Stored entries:
----------------------------------------
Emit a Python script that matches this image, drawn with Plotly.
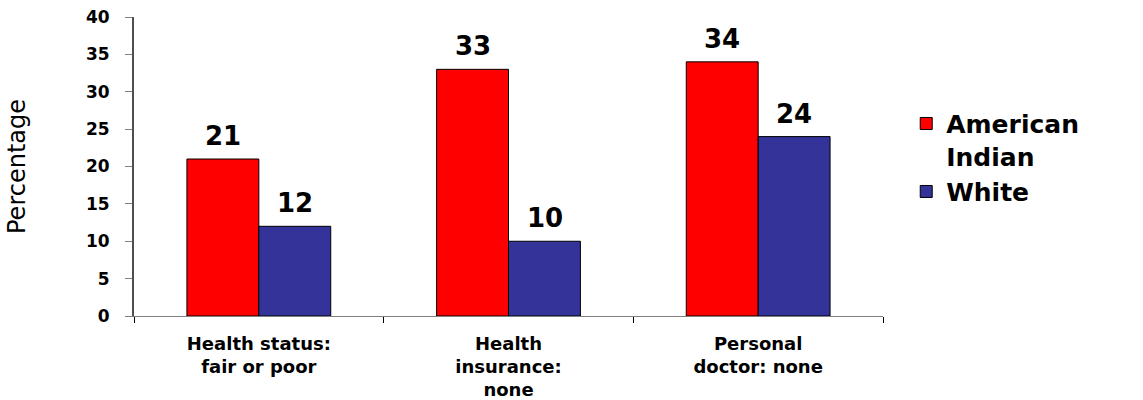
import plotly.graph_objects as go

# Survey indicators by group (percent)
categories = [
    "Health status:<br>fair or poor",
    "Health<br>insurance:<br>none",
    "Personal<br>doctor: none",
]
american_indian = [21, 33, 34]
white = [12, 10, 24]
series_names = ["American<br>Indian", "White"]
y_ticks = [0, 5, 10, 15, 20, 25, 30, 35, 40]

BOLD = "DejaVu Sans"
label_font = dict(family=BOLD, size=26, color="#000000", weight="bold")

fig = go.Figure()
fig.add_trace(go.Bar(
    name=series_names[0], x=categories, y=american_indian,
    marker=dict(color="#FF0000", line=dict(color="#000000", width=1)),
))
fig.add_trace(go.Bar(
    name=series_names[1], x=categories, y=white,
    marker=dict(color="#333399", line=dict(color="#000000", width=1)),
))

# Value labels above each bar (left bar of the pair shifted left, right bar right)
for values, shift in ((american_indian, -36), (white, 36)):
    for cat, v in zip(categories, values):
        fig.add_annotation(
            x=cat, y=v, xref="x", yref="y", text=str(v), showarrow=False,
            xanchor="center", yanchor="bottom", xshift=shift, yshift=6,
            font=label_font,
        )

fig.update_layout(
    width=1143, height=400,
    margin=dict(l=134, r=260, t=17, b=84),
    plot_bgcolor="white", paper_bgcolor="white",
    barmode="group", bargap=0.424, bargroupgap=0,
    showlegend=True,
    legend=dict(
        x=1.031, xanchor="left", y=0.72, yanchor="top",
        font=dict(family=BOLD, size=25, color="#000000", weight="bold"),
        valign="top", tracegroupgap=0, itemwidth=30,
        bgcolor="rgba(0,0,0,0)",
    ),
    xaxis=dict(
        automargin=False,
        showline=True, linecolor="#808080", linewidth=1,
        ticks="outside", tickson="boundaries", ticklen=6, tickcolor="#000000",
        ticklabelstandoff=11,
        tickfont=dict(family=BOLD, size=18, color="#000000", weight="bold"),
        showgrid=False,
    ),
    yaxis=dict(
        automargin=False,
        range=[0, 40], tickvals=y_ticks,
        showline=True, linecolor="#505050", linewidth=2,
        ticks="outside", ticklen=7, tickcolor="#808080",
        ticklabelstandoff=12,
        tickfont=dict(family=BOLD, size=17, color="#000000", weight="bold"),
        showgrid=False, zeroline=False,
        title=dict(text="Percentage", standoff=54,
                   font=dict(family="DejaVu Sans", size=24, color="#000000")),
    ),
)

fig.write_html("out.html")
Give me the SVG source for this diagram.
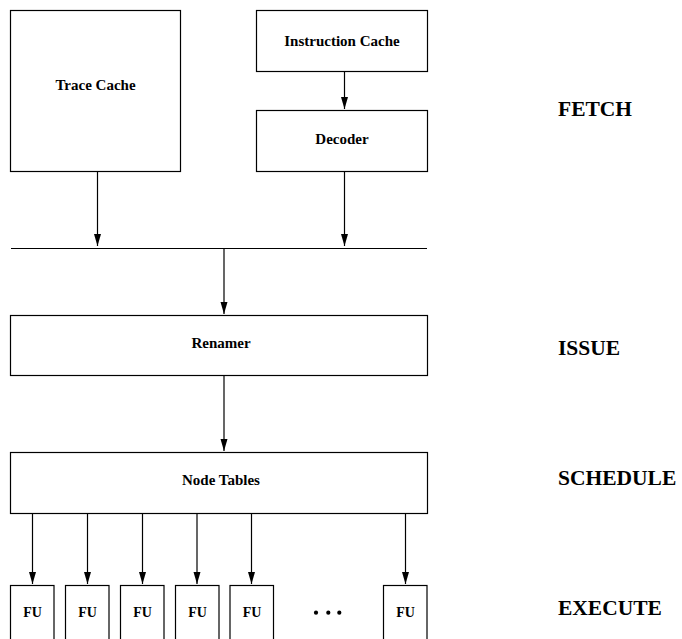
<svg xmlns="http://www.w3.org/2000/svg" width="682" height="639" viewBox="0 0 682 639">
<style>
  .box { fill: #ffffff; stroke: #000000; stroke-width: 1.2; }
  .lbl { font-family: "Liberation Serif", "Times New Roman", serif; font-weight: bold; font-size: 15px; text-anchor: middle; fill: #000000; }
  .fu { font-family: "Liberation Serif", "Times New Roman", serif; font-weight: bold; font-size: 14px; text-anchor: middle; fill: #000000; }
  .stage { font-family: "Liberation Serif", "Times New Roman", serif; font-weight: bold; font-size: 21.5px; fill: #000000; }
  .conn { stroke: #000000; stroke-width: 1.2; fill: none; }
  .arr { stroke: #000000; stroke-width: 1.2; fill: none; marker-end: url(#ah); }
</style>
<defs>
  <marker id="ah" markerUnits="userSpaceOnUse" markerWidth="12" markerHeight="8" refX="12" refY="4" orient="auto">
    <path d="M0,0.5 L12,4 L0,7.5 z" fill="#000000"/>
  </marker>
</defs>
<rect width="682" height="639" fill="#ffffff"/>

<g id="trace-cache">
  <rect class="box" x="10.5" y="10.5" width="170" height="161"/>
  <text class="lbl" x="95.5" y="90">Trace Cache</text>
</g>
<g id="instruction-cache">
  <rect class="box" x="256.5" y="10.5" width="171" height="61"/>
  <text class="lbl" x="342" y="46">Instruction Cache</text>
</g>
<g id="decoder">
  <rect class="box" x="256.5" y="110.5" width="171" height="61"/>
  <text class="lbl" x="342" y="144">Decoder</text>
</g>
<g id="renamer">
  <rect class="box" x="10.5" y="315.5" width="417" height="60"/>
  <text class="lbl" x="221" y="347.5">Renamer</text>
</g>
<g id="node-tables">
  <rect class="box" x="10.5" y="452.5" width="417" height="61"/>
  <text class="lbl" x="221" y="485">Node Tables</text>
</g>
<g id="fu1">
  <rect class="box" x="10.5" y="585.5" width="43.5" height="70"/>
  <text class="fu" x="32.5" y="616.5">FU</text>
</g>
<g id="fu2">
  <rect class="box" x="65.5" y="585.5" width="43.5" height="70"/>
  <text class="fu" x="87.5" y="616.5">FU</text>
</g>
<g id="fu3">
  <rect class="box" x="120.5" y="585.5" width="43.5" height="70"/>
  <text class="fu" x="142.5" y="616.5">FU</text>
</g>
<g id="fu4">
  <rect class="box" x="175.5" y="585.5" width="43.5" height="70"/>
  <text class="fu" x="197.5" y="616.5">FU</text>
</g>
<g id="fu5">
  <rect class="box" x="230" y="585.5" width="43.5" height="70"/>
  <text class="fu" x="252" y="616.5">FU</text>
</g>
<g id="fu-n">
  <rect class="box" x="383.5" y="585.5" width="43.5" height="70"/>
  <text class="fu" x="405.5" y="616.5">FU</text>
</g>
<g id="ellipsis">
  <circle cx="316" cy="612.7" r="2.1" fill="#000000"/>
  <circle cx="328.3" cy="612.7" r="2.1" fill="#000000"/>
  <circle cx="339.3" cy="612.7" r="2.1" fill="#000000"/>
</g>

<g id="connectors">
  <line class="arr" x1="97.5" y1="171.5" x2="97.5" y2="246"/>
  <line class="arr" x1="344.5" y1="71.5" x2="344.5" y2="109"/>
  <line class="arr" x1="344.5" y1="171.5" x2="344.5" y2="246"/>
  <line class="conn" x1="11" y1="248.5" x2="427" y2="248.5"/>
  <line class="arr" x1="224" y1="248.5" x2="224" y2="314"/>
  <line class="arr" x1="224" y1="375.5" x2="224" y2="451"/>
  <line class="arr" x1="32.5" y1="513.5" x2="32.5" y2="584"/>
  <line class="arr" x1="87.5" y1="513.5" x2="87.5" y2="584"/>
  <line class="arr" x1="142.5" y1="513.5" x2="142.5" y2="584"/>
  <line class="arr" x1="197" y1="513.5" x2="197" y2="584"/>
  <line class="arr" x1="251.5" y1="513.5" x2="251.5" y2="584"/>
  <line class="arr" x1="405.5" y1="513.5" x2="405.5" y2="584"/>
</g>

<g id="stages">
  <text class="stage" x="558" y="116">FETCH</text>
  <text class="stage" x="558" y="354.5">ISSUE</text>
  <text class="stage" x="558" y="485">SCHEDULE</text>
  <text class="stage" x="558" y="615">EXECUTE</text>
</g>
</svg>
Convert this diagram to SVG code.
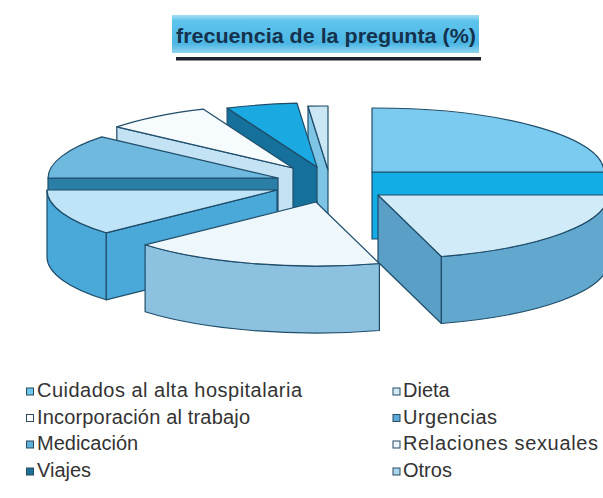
----------------------------------------
SHORT EXERCISE: Find each line holding the word "diagram" and copy it.

TASK ANSWER:
Give me the SVG source for this diagram.
Convert this diagram to SVG code.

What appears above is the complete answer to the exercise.